[Plotting code records]
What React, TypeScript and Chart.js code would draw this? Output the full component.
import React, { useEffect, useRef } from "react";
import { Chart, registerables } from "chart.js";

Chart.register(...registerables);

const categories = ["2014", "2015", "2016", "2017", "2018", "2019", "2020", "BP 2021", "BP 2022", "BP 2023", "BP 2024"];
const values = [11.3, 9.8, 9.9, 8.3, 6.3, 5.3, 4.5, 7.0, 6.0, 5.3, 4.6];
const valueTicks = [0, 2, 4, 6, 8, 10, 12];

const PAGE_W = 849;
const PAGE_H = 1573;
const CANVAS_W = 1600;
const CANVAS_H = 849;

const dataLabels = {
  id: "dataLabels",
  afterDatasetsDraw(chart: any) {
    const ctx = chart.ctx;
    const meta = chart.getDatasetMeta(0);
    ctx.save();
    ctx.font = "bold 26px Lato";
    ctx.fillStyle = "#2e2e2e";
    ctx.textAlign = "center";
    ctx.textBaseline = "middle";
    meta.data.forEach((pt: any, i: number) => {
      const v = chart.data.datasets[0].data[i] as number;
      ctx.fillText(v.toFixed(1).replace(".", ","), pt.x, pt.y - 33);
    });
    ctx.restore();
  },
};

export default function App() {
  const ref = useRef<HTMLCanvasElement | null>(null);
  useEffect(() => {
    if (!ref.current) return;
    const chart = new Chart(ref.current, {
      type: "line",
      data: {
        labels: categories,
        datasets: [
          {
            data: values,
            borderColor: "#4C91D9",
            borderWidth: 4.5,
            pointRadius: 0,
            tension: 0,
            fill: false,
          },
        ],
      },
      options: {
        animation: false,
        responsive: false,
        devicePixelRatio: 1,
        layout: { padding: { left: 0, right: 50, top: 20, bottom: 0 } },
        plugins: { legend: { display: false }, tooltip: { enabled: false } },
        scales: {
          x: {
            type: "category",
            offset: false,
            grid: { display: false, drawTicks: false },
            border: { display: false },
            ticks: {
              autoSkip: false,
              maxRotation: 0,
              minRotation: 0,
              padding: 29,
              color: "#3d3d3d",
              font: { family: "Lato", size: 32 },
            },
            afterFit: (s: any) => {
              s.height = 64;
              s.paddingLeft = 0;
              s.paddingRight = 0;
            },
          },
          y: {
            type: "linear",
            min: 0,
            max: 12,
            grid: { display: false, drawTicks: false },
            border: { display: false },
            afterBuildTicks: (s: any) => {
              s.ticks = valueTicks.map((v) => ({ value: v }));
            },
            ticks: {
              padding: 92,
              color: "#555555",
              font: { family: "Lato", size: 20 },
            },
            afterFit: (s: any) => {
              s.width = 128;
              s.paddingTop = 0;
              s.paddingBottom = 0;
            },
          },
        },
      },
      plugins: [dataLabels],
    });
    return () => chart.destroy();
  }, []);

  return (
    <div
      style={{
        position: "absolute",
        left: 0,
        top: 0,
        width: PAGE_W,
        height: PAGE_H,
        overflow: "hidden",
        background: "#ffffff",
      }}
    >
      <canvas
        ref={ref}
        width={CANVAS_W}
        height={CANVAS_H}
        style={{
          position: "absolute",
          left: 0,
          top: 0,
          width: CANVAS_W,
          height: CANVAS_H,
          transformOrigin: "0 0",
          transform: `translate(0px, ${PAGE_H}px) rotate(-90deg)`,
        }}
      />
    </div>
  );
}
==
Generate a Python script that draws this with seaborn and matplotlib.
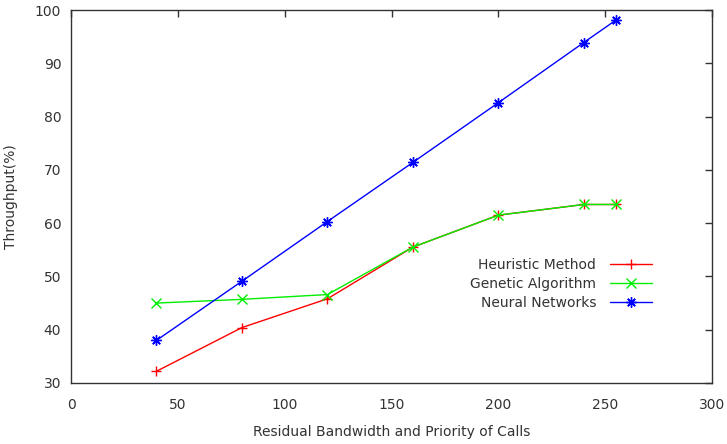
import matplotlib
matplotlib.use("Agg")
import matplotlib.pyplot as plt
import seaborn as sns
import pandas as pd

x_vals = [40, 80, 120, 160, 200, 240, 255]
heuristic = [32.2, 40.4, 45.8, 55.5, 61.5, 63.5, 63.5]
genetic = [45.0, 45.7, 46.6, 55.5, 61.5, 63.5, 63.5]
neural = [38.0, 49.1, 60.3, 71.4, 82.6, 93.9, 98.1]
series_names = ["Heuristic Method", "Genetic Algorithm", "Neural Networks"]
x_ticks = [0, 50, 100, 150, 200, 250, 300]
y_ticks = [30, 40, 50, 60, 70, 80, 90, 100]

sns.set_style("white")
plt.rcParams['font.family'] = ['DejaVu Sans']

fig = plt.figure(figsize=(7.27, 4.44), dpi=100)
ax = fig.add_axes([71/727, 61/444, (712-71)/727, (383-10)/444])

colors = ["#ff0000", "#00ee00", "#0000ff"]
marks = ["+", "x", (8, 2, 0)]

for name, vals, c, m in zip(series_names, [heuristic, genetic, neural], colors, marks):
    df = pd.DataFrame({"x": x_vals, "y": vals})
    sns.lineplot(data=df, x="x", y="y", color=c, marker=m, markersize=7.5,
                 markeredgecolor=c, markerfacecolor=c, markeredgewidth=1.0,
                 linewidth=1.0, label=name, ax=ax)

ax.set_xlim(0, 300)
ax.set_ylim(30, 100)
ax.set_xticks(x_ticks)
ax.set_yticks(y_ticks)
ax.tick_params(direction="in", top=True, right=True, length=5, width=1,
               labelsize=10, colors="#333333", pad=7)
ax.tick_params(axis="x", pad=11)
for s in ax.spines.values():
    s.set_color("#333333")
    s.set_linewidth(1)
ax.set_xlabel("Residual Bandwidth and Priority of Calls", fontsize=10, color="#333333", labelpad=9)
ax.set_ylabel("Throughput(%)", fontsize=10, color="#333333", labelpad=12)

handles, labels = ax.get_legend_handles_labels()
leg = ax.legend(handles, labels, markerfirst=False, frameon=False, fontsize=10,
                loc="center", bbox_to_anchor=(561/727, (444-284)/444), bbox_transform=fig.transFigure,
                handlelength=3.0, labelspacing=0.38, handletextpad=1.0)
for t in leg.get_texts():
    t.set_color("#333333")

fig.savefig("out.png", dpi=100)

**Short exercise**. Go up to the line with "Generate a Python" and retype exactly from there through the line with "ax = fig.add_axes([71/727, 61/444, (712-71)/727, (383-10)/444])". Leave out pictures.

**Answer to the exercise**.
Generate a Python script that draws this with seaborn and matplotlib.
import matplotlib
matplotlib.use("Agg")
import matplotlib.pyplot as plt
import seaborn as sns
import pandas as pd

x_vals = [40, 80, 120, 160, 200, 240, 255]
heuristic = [32.2, 40.4, 45.8, 55.5, 61.5, 63.5, 63.5]
genetic = [45.0, 45.7, 46.6, 55.5, 61.5, 63.5, 63.5]
neural = [38.0, 49.1, 60.3, 71.4, 82.6, 93.9, 98.1]
series_names = ["Heuristic Method", "Genetic Algorithm", "Neural Networks"]
x_ticks = [0, 50, 100, 150, 200, 250, 300]
y_ticks = [30, 40, 50, 60, 70, 80, 90, 100]

sns.set_style("white")
plt.rcParams['font.family'] = ['DejaVu Sans']

fig = plt.figure(figsize=(7.27, 4.44), dpi=100)
ax = fig.add_axes([71/727, 61/444, (712-71)/727, (383-10)/444])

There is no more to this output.